Material provided:
++++++++

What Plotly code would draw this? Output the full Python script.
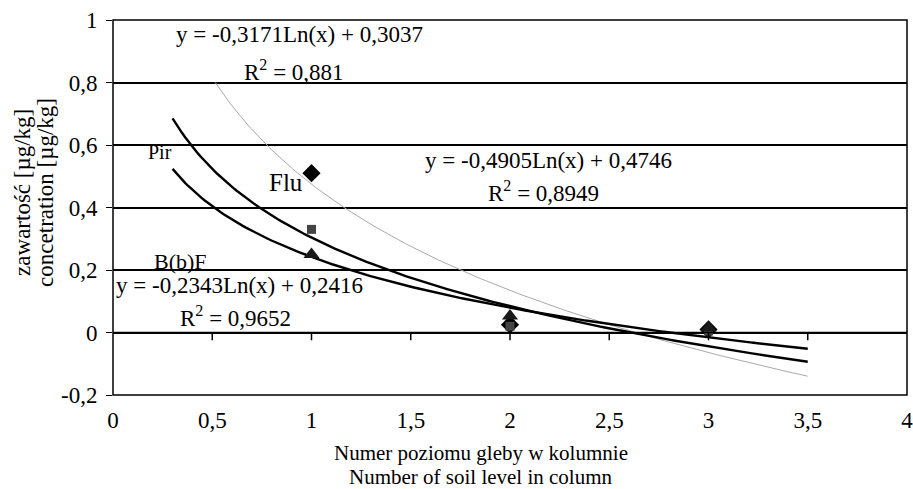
import numpy as np
import plotly.graph_objects as go

# Data
levels = [1, 2, 3]
flu_vals = [0.51, 0.025, 0.01]
pir_vals = [0.33, 0.02, 0.005]
bbf_vals = [0.25, 0.053, 0.015]

# Trendline coefficients (y = a*Ln(x) + b) as printed on the chart
flu_coef = [-0.4905, 0.4746]
pir_coef = [-0.3171, 0.3037]
bbf_coef = [-0.2343, 0.2416]
flu_range = [0.515, 3.5]
pir_range = [0.3, 3.5]
bbf_range = [0.3, 3.5]

x_ticks = [0, 0.5, 1, 1.5, 2, 2.5, 3, 3.5, 4]
x_ticktext = ["0", "0,5", "1", "1,5", "2", "2,5", "3", "3,5", "4"]
y_ticks = [-0.2, 0, 0.2, 0.4, 0.6, 0.8, 1]
y_ticktext = ["-0,2", "0", "0,2", "0,4", "0,6", "0,8", "1"]

FONT = "Liberation Serif"


def trend(coef, rng):
    xs = np.linspace(rng[0], rng[1], 200)
    return xs, coef[0] * np.log(xs) + coef[1]


fig = go.Figure()

fx, fy = trend(flu_coef, flu_range)
fig.add_trace(go.Scatter(x=fx, y=fy, mode="lines", line=dict(color="#aaaaaa", width=1), showlegend=False))
px_, py_ = trend(pir_coef, pir_range)
fig.add_trace(go.Scatter(x=px_, y=py_, mode="lines", line=dict(color="black", width=2.4), showlegend=False))
bx, by = trend(bbf_coef, bbf_range)
fig.add_trace(go.Scatter(x=bx, y=by, mode="lines", line=dict(color="black", width=2.4), showlegend=False))

fig.add_trace(go.Scatter(x=levels, y=flu_vals, mode="markers",
                         marker=dict(symbol="diamond", size=14, color="black"), showlegend=False))
fig.add_trace(go.Scatter(x=levels, y=pir_vals, mode="markers",
                         marker=dict(symbol="square", size=9, color="#444444"), showlegend=False))
fig.add_trace(go.Scatter(x=levels, y=bbf_vals, mode="markers",
                         marker=dict(symbol="triangle-up", size=14, color="#1a1a1a"), showlegend=False))

# tick marks on the zero line (Excel style axis crossing)
shapes = []
for xt in x_ticks[1:-1]:
    shapes.append(dict(type="line", xref="x", yref="y", x0=xt, x1=xt, y0=0, y1=-0.025,
                       line=dict(color="black", width=1.5)))
shapes.append(dict(type="line", xref="paper", yref="y", x0=0, x1=1, y0=0, y1=0,
                   line=dict(color="black", width=1.5)))
# plot-area border
shapes.append(dict(type="rect", xref="paper", yref="paper", x0=0, x1=1, y0=0, y1=1,
                   line=dict(color="black", width=1.5)))

ann_font = dict(family=FONT, size=23, color="black")
annotations = [
    dict(x=0.942, y=0.954, text="y = -0,3171Ln(x) + 0,3037"),
    dict(x=0.912, y=0.84, text="R<sup>2</sup> = 0,881"),
    dict(x=2.196, y=0.549, text="y = -0,4905Ln(x) + 0,4746"),
    dict(x=2.171, y=0.45, text="R<sup>2</sup> = 0,8949"),
    dict(x=0.635, y=0.152, text="y = -0,2343Ln(x) + 0,2416"),
    dict(x=0.617, y=0.05, text="R<sup>2</sup> = 0,9652"),
]
annotations = [dict(a, xref="x", yref="y", showarrow=False, font=ann_font,
                    xanchor="center", yanchor="middle") for a in annotations]
annotations += [
    dict(x=0.237, y=0.577, text="Pir", xref="x", yref="y", showarrow=False,
         font=dict(family=FONT, size=20, color="black")),
    dict(x=0.874, y=0.479, text="Flu", xref="x", yref="y", showarrow=False,
         font=dict(family=FONT, size=25, color="black")),
    dict(x=0.338, y=0.226, text="B(b)F", xref="x", yref="y", showarrow=False,
         font=dict(family=FONT, size=22, color="black")),
    # x-axis title (two lines)
    dict(x=0.463, y=-0.155, xref="paper", yref="paper", showarrow=False,
         xanchor="center", yanchor="middle",
         text="Numer poziomu gleby w kolumnie", font=dict(family=FONT, size=21, color="black")),
    dict(x=0.463, y=-0.219, xref="paper", yref="paper", showarrow=False,
         xanchor="center", yanchor="middle",
         text="Number of soil level in column", font=dict(family=FONT, size=21, color="black")),
    # y-axis title (two lines)
    dict(x=0, y=0.539, xref="paper", yref="paper", xshift=-90, showarrow=False, textangle=-90,
         xanchor="center", yanchor="middle",
         text="zawartość [µg/kg]", font=dict(family=FONT, size=23, color="black")),
    dict(x=0, y=0.539, xref="paper", yref="paper", xshift=-67, showarrow=False, textangle=-90,
         xanchor="center", yanchor="middle",
         text="concetration [µg/kg]", font=dict(family=FONT, size=23, color="black")),
]

fig.update_layout(
    width=913, height=489,
    margin=dict(l=113, r=6, t=20, b=94),
    paper_bgcolor="white", plot_bgcolor="white",
    font=dict(family=FONT, color="black", size=23),
    shapes=shapes,
    annotations=annotations,
    xaxis=dict(range=[0, 4], tickvals=x_ticks, ticktext=x_ticktext, showgrid=False,
               zeroline=False, showline=False, ticks="outside", ticklen=4,
               tickcolor="rgba(0,0,0,0)", automargin=False, ticklabeloverflow="allow",
               tickfont=dict(family=FONT, size=23)),
    yaxis=dict(range=[-0.2, 1], tickvals=y_ticks, ticktext=y_ticktext, showgrid=True,
               gridcolor="black", gridwidth=1.5, zeroline=False, showline=False,
               ticks="outside", ticklen=6, automargin=False, ticklabelstandoff=4,
               tickcolor="black", tickfont=dict(family=FONT, size=23)),
)

fig.write_html(
    "out.html",
    config={"displayModeBar": False},
    post_script="document.body.style.margin='0';document.body.style.overflow='hidden';",
)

++++++++

What to do:
The lines from the top of the data above through the one holding "fig = go.Figure()" are to be repeated exactly, and only those, with no pictures.

Solution to this exercise:
What Plotly code would draw this? Output the full Python script.
import numpy as np
import plotly.graph_objects as go

# Data
levels = [1, 2, 3]
flu_vals = [0.51, 0.025, 0.01]
pir_vals = [0.33, 0.02, 0.005]
bbf_vals = [0.25, 0.053, 0.015]

# Trendline coefficients (y = a*Ln(x) + b) as printed on the chart
flu_coef = [-0.4905, 0.4746]
pir_coef = [-0.3171, 0.3037]
bbf_coef = [-0.2343, 0.2416]
flu_range = [0.515, 3.5]
pir_range = [0.3, 3.5]
bbf_range = [0.3, 3.5]

x_ticks = [0, 0.5, 1, 1.5, 2, 2.5, 3, 3.5, 4]
x_ticktext = ["0", "0,5", "1", "1,5", "2", "2,5", "3", "3,5", "4"]
y_ticks = [-0.2, 0, 0.2, 0.4, 0.6, 0.8, 1]
y_ticktext = ["-0,2", "0", "0,2", "0,4", "0,6", "0,8", "1"]

FONT = "Liberation Serif"


def trend(coef, rng):
    xs = np.linspace(rng[0], rng[1], 200)
    return xs, coef[0] * np.log(xs) + coef[1]


fig = go.Figure()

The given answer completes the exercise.